By Suzanne Lauer
I was a hippie in the 60’s; I wasn’t the kind of flower child who danced, stoned and half-naked in the park that you see in file footage. I was the bookish kind who grew long hair as an act of defiance, who insisted on a self-determined set of values and an unconventional course for my life. I was an idealist committed to making the world better to the full extent of my power.
When I was 16, my best friend was my sunshine and I was hers. I experienced my first “best day of my life” with her, and then another, followed by more and more. It was an exuberant time for us, full of discovery and newly found shared realities. More than “best friends,” each day was a delight because we had each other.
We were in an extra-curricular book club at school, where we read Steppenwolf by Hermann Hesse. A character in the book made love to both men and women. I read that and thought, “That’s how I want to live, it makes no sense to do it only with men.” I expected to wait until we were somewhat older and more mature to broach the subject with her, as I had no name for what I felt and no idea if she felt the same. Tragically, she was killed the following year, before we ever had a chance to see what might have been.
Several years passed painfully, but after the grieving eased, I looked to connect with other women. In college, afterward in Europe and then when I returned to the US and was active in feminist politics, I gravitated to situations where I knew I was likely to meet lesbians. Despite always being alert for possibilities, I never had another friendship with the kind of connection I had experienced in high school. I didn’t even know where to begin. As I aged, my fantasies finally turned to hopes of someday meeting a widow willing to experiment in a community for seniors… I wasn’t at the end, but it felt like I was approaching it.
Then, last year my husband started sharing porn videos with me. I kept asking about women and their experiences, then the questions gravitated to those of women with other women. When we had first met, close to 40 years ago, my husband was the first one to suggest I had been in love with my friend. He had seen the side of me that needed to connect deeply and intimately with women go unfulfilled our whole lives. He searched and one day found a grainy video a young woman had made using her laptop, showing her making love with her girlfriend. Suddenly, I felt an arousal unlike anything before. It was immediate and life-changing.
New circuits lit up in me that evening. Since then, I have been growing in all the ways that should have developed years ago. Literally, I have felt like a teenager, only this time I’m out and free; the part of me that was arrested at an earlier stage has been released. I am growing.
My husband found a website for me where I have found the freedom to blossom into my full bi identity. This website is www.shybi.com. At ifrst, I truly was shy, even bashful then, as I read through the forums, I began making posts of my own. I learned about my life and feelings, gained new perspective and saw the experiences and feelings of other women. What had always felt out-of-place, what made me feel awkward in social situations, suddenly was normal and acceptable.
I made a whole new set of friends, and began to follow them through the daily struggles, surprises and excitement of life’s ups and downs, and watch as friends found lovers, long distance romances blossomed and trips took place, felt their tears upon parting.

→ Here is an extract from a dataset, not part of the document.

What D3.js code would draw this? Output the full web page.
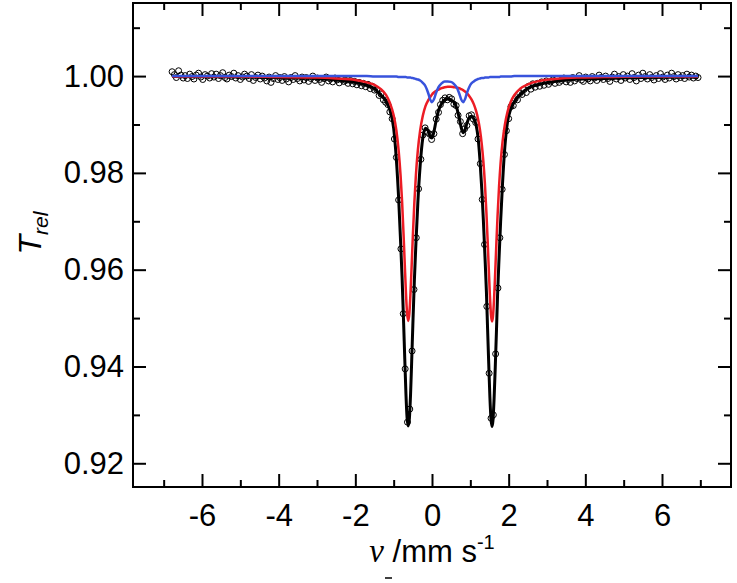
<!DOCTYPE html>
<html>
<head>
<meta charset="utf-8">
<script src="https://cdn.jsdelivr.net/npm/d3@7"></script>
<style>
  body { margin: 0; background: #fff; }
  text { font-family: "Liberation Sans", Arial, sans-serif; fill: #000; }
</style>
</head>
<body>
<div id="chart-area"></div>
<script>
// measured spectrum: velocity (mm/s) and relative transmission
var velocity = [
  -6.78,-6.72,-6.67,-6.61,-6.55,-6.49,-6.44,-6.38,-6.32,-6.26,
  -6.21,-6.15,-6.09,-6.03,-5.98,-5.92,-5.86,-5.80,-5.75,-5.69,
  -5.63,-5.57,-5.52,-5.46,-5.40,-5.35,-5.29,-5.23,-5.17,-5.12,
  -5.06,-5.00,-4.94,-4.89,-4.83,-4.77,-4.71,-4.66,-4.60,-4.54,
  -4.48,-4.43,-4.37,-4.31,-4.25,-4.20,-4.14,-4.08,-4.02,-3.97,
  -3.91,-3.85,-3.80,-3.74,-3.68,-3.62,-3.57,-3.51,-3.45,-3.39,
  -3.34,-3.28,-3.22,-3.16,-3.11,-3.05,-2.99,-2.93,-2.88,-2.82,
  -2.76,-2.70,-2.65,-2.59,-2.53,-2.48,-2.42,-2.36,-2.30,-2.25,
  -2.19,-2.13,-2.07,-2.02,-1.96,-1.90,-1.84,-1.79,-1.73,-1.67,
  -1.61,-1.56,-1.50,-1.44,-1.38,-1.33,-1.27,-1.21,-1.15,-1.10,
  -1.04,-0.98,-0.93,-0.87,-0.81,-0.75,-0.70,-0.64,-0.58,-0.52,
  -0.47,-0.41,-0.35,-0.29,-0.24,-0.18,-0.12,-0.06,-0.01,0.05,
  0.11,0.17,0.22,0.28,0.34,0.40,0.45,0.51,0.57,0.63,
  0.68,0.74,0.80,0.85,0.91,0.97,1.03,1.08,1.14,1.20,
  1.26,1.31,1.37,1.43,1.49,1.54,1.60,1.66,1.72,1.77,
  1.83,1.89,1.94,2.00,2.06,2.12,2.17,2.23,2.29,2.35,
  2.40,2.46,2.52,2.58,2.63,2.69,2.75,2.81,2.86,2.92,
  2.98,3.04,3.09,3.15,3.21,3.27,3.32,3.38,3.44,3.50,
  3.55,3.61,3.67,3.72,3.78,3.84,3.90,3.95,4.01,4.07,
  4.13,4.18,4.24,4.30,4.36,4.41,4.47,4.53,4.59,4.64,
  4.70,4.76,4.81,4.87,4.93,4.99,5.04,5.10,5.16,5.22,
  5.27,5.33,5.39,5.45,5.50,5.56,5.62,5.68,5.73,5.79,
  5.85,5.91,5.96,6.02,6.08,6.14,6.19,6.25,6.31,6.37,
  6.42,6.48,6.54,6.59,6.65,6.71,6.77,6.82,6.88,6.94
];
var transmission = [
  1.0009,1.0003,0.9997,1.0011,1.0002,0.9996,1.0001,0.9995,1.0004,0.9999,
  0.9994,1.0002,1.0006,0.9998,0.9993,1.0003,1.0000,0.9996,1.0005,0.9998,
  1.0004,0.9995,1.0001,1.0007,0.9997,0.9994,1.0002,0.9999,1.0006,0.9996,
  1.0001,0.9993,0.9998,1.0004,1.0000,0.9995,1.0003,0.9991,0.9997,1.0002,
  0.9994,1.0000,0.9996,0.9990,0.9998,0.9987,0.9995,1.0001,0.9993,0.9997,
  0.9991,0.9999,0.9994,0.9988,0.9997,0.9993,1.0001,0.9995,0.9990,0.9998,
  0.9992,0.9997,0.9989,0.9995,1.0000,0.9991,0.9996,0.9993,0.9987,0.9995,
  0.9998,0.9990,0.9994,0.9988,0.9996,0.9992,0.9986,0.9993,0.9989,0.9991,
  0.9985,0.9991,0.9984,0.9989,0.9982,0.9987,0.9980,0.9985,0.9978,0.9983,
  0.9974,0.9979,0.9971,0.9972,0.9960,0.9963,0.9951,0.9946,0.9941,0.9926,
  0.9912,0.9870,0.9832,0.9744,0.9643,0.9509,0.9395,0.9285,0.9312,0.9432,
  0.9559,0.9666,0.9767,0.9828,0.9878,0.9893,0.9884,0.9880,0.9869,0.9881,
  0.9911,0.9925,0.9941,0.9950,0.9955,0.9951,0.9956,0.9953,0.9942,0.9939,
  0.9919,0.9906,0.9881,0.9891,0.9898,0.9918,0.9920,0.9911,0.9904,0.9870,
  0.9819,0.9745,0.9652,0.9524,0.9386,0.9293,0.9300,0.9426,0.9562,0.9666,
  0.9766,0.9838,0.9887,0.9912,0.9937,0.9939,0.9953,0.9951,0.9964,0.9962,
  0.9972,0.9966,0.9979,0.9973,0.9984,0.9977,0.9985,0.9979,0.9988,0.9981,
  0.9990,0.9983,0.9988,0.9992,0.9985,0.9994,0.9987,0.9991,0.9996,0.9988,
  0.9993,0.9987,0.9997,0.9990,0.9995,1.0001,0.9992,0.9989,0.9998,0.9994,
  0.9990,0.9999,0.9996,0.9991,1.0002,0.9997,0.9993,1.0000,0.9995,0.9989,
  0.9998,1.0004,0.9994,0.9999,0.9991,1.0003,0.9996,1.0000,0.9993,1.0005,
  0.9997,0.9990,1.0002,0.9995,1.0006,0.9999,0.9994,1.0003,0.9997,0.9992,
  1.0001,0.9995,1.0005,0.9998,0.9993,1.0002,0.9996,1.0006,0.9999,0.9994,
  1.0003,0.9997,1.0001,0.9995,1.0004,0.9998,1.0002,0.9996,1.0000,0.9997
];

var fitVelocity = [
  -6.78,-5,-4,-3,-2.5,-2,-1.7,-1.5,-1.35,-1.2,
  -1.1,-1.0,-0.93,-0.87,-0.82,-0.78,-0.74,-0.71,-0.68,-0.65,
  -0.62,-0.59,-0.56,-0.53,-0.5,-0.46,-0.42,-0.37,-0.31,-0.24,
  -0.17,-0.1,-0.05,0,0.05,0.1,0.17,0.25,0.33,0.41,
  0.49,0.57,0.65,0.71,0.76,0.81,0.86,0.91,0.97,1.03,
  1.09,1.15,1.2,1.25,1.3,1.34,1.38,1.42,1.45,1.48,
  1.51,1.54,1.567,1.59,1.62,1.65,1.68,1.71,1.75,1.79,
  1.84,1.9,1.97,2.05,2.15,2.3,2.5,2.8,3.2,3.8,
  4.5,5.5,6.94
];
var fitTotal = [
  0.9999,0.9998,0.9997,0.9995,0.9992,0.9987,0.9981,0.9974,0.9962,0.9948,
  0.9930,0.9892,0.9828,0.9747,0.9659,0.9583,0.9489,0.9415,0.9344,0.9294,
  0.9277,0.9292,0.9341,0.9411,0.9485,0.9578,0.9653,0.9737,0.9814,0.9872,
  0.9892,0.9887,0.9875,0.9872,0.9885,0.9905,0.9929,0.9943,0.9951,0.9953,
  0.9951,0.9946,0.9933,0.9913,0.9894,0.9883,0.9889,0.9902,0.9914,0.9917,
  0.9912,0.9899,0.9874,0.9828,0.9765,0.9702,0.9630,0.9553,0.9478,0.9406,
  0.9337,0.9290,0.9276,0.9288,0.9334,0.9398,0.9470,0.9546,0.9626,0.9699,
  0.9778,0.9853,0.9905,0.9931,0.9947,0.9962,0.9975,0.9983,0.9989,0.9994,
  0.9995,0.9997,0.9998
];
var fitDoublet1 = [
  0.9999,0.9999,0.9998,0.9997,0.9995,0.9992,0.9987,0.9982,0.9974,0.9961,
  0.9945,0.9919,0.9888,0.9846,0.9795,0.9740,0.9669,0.9610,0.9553,0.9510,
  0.9494,0.9510,0.9553,0.9610,0.9669,0.9739,0.9795,0.9846,0.9887,0.9918,
  0.9938,0.9950,0.9956,0.9962,0.9966,0.9969,0.9972,0.9975,0.9977,0.9978,
  0.9978,0.9977,0.9976,0.9975,0.9973,0.9971,0.9968,0.9965,0.9959,0.9952,
  0.9942,0.9928,0.9912,0.9890,0.9858,0.9824,0.9778,0.9717,0.9663,0.9604,
  0.9547,0.9506,0.9493,0.9503,0.9541,0.9596,0.9656,0.9711,0.9773,0.9821,
  0.9864,0.9899,0.9926,0.9946,0.9961,0.9974,0.9983,0.9990,0.9994,0.9997,
  0.9998,0.9999,0.9999
];
var fitDoublet2 = [
  1.0000,1.0000,1.0000,1.0000,1.0000,1.0000,1.0000,0.9999,0.9999,0.9999,
  0.9999,0.9999,0.9999,0.9998,0.9998,0.9998,0.9998,0.9998,0.9998,0.9997,
  0.9997,0.9997,0.9997,0.9996,0.9996,0.9995,0.9994,0.9993,0.9991,0.9986,
  0.9979,0.9965,0.9952,0.9946,0.9952,0.9964,0.9977,0.9985,0.9989,0.9989,
  0.9988,0.9984,0.9976,0.9964,0.9952,0.9946,0.9952,0.9965,0.9977,0.9985,
  0.9989,0.9992,0.9994,0.9995,0.9996,0.9996,0.9997,0.9997,0.9997,0.9997,
  0.9998,0.9998,0.9998,0.9998,0.9998,0.9998,0.9998,0.9998,0.9998,0.9999,
  0.9999,0.9999,0.9999,0.9999,1.0000,1.0000,1.0000,1.0000,1.0000,1.0000,
  1.0000,1.0000,1.0000
];

var xTicks = [-6, -4, -2, 0, 2, 4, 6];
var xMinorTicks = [-7, -5, -3, -1, 1, 3, 5, 7];
var yTicks = [0.92, 0.94, 0.96, 0.98, 1.00];
var yMinorTicks = [0.93, 0.95, 0.97, 0.99, 1.01];

var margin = { left: 133, right: 6, top: 3, bottom: 96 };
var width = 737 - margin.left - margin.right;
var height = 583 - margin.top - margin.bottom;

var svg = d3.select("#chart-area")
  .append("svg")
    .attr("width", 737)
    .attr("height", 583);

var g = svg.append("g")
    .attr("transform", "translate(" + margin.left + "," + margin.top + ")");

var x = d3.scaleLinear()
    .domain([-7.8, 7.8])
    .range([0, width]);
var y = d3.scaleLinear()
    .domain([0.9151, 1.0151])
    .range([height, 0]);

// axes, ticks pointing inwards on all four sides
function styleAxis(sel) {
  sel.select(".domain").remove();
  sel.selectAll(".tick line").attr("stroke", "#000").attr("stroke-width", 2);
  sel.selectAll("text").attr("font-size", "31px").attr("font-family", "Liberation Sans, Arial, sans-serif");
}

g.append("g")
    .attr("transform", "translate(0," + height + ")")
    .call(d3.axisBottom(x).tickValues(xTicks).tickSize(-13).tickPadding(17)
      .tickFormat(function(d){ return String(d); }))
    .call(styleAxis);
g.append("g")
    .attr("transform", "translate(0," + height + ")")
    .call(d3.axisBottom(x).tickValues(xMinorTicks).tickSize(-7).tickFormat(""))
    .call(styleAxis);
g.append("g")
    .call(d3.axisTop(x).tickValues(xTicks).tickSize(-13).tickFormat(""))
    .call(styleAxis);
g.append("g")
    .call(d3.axisTop(x).tickValues(xMinorTicks).tickSize(-7).tickFormat(""))
    .call(styleAxis);

g.append("g")
    .call(d3.axisLeft(y).tickValues(yTicks).tickSize(-13).tickPadding(9)
      .tickFormat(d3.format(".2f")))
    .call(styleAxis);
g.append("g")
    .call(d3.axisLeft(y).tickValues(yMinorTicks).tickSize(-7).tickFormat(""))
    .call(styleAxis);
g.append("g")
    .attr("transform", "translate(" + width + ",0)")
    .call(d3.axisRight(y).tickValues(yTicks).tickSize(-13).tickFormat(""))
    .call(styleAxis);
g.append("g")
    .attr("transform", "translate(" + width + ",0)")
    .call(d3.axisRight(y).tickValues(yMinorTicks).tickSize(-7).tickFormat(""))
    .call(styleAxis);

g.append("rect")
    .attr("width", width)
    .attr("height", height)
    .attr("fill", "none")
    .attr("stroke", "#000")
    .attr("stroke-width", 2);

// data points
var points = velocity.map(function(v, i){ return { v: v, t: transmission[i] }; });
g.selectAll("circle").data(points)
  .enter()
  .append("circle")
    .attr("cx", function(d){ return x(d.v); })
    .attr("cy", function(d){ return y(d.t); })
    .attr("r", 3)
    .attr("fill", "none")
    .attr("stroke", "#000")
    .attr("stroke-width", 1);

// fit curves
var line = d3.line()
    .x(function(d){ return x(d[0]); })
    .y(function(d){ return y(d[1]); })
    .curve(d3.curveMonotoneX);

var curves = [
  { values: fitTotal, color: "#000000", w: 3 },
  { values: fitDoublet1, color: "#ec1c24", w: 2.5 },
  { values: fitDoublet2, color: "#3853dc", w: 2.5 }
];
curves.forEach(function(c){
  g.append("path")
    .datum(fitVelocity.map(function(v, i){ return [v, c.values[i]]; }))
    .attr("d", line)
    .attr("fill", "none")
    .attr("stroke", c.color)
    .attr("stroke-width", c.w)
    .attr("stroke-linejoin", "round");
});

// axis titles
var xTitle = svg.append("text")
    .attr("x", margin.left + width / 2)
    .attr("y", 562)
    .attr("text-anchor", "middle")
    .attr("font-size", "31px");
xTitle.append("tspan")
    .attr("font-family", "Liberation Serif, Times New Roman, serif")
    .attr("font-style", "italic")
    .attr("font-size", "33px")
    .text("ν");
xTitle.append("tspan").text(" /mm s");
xTitle.append("tspan")
    .attr("font-size", "20px")
    .attr("dy", "-13")
    .text("-1");

var yTitle = svg.append("text")
    .attr("transform", "translate(41,233) rotate(-90)")
    .attr("text-anchor", "middle")
    .attr("font-style", "italic")
    .attr("font-size", "32px");
yTitle.append("tspan").text("T");
yTitle.append("tspan")
    .attr("font-size", "21px")
    .attr("dy", "7")
    .text("rel");

// small stray mark below the x title
svg.append("line")
    .attr("x1", 385).attr("x2", 392)
    .attr("y1", 578).attr("y2", 578)
    .attr("stroke", "#000")
    .attr("stroke-width", 1.5);
</script>
</body>
</html>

There was and is such a wide spectrum of bi experience that plays out in the safe environment of this special online community, one that is supportive, helpful and kind. Trough Shy’s, I have discovered the erotic side of my need to connect, and learned I can even write erotic fiction.
A reader of one of my stories wrote to me. A friendship developed between us, and eventually, we fell in love.
I believe that bi women, like gay ones, are usually born this way. Some say we are greedy, but I don’t see it that way. I think we are built with parts of us that connect to men, and other parts that connect only to women. I often say I’m a living Venn diagram. They both agree, they share the core of me, yet each has a part that belongs to them alone.
Often we go lonely until we find other women who have come out, even if only to themselves. With the anonymity of a safe online community, real identities are not threatened. We have there the opportunity to pick up the parts of ourselves that have been stunted or isolated, and to develop them. We have fun there—sometimes lots of fun. By acknowledging and sharing this side, our lives and the lives of those we touch become that much fuller and richer.
My husband, who has been supportive throughout, feels he is getting a more beautiful, sexier and more interesting me. My girlfriend and I, well, let’s say we answer each other’s prayers.
Finally, I am complete.
Suzanne is a baby boomer with a Master’s in Public and Urban Afairs. Currently, she is enjoying her woodland garden and nature photography as she keeps up with new bi friends from around the world.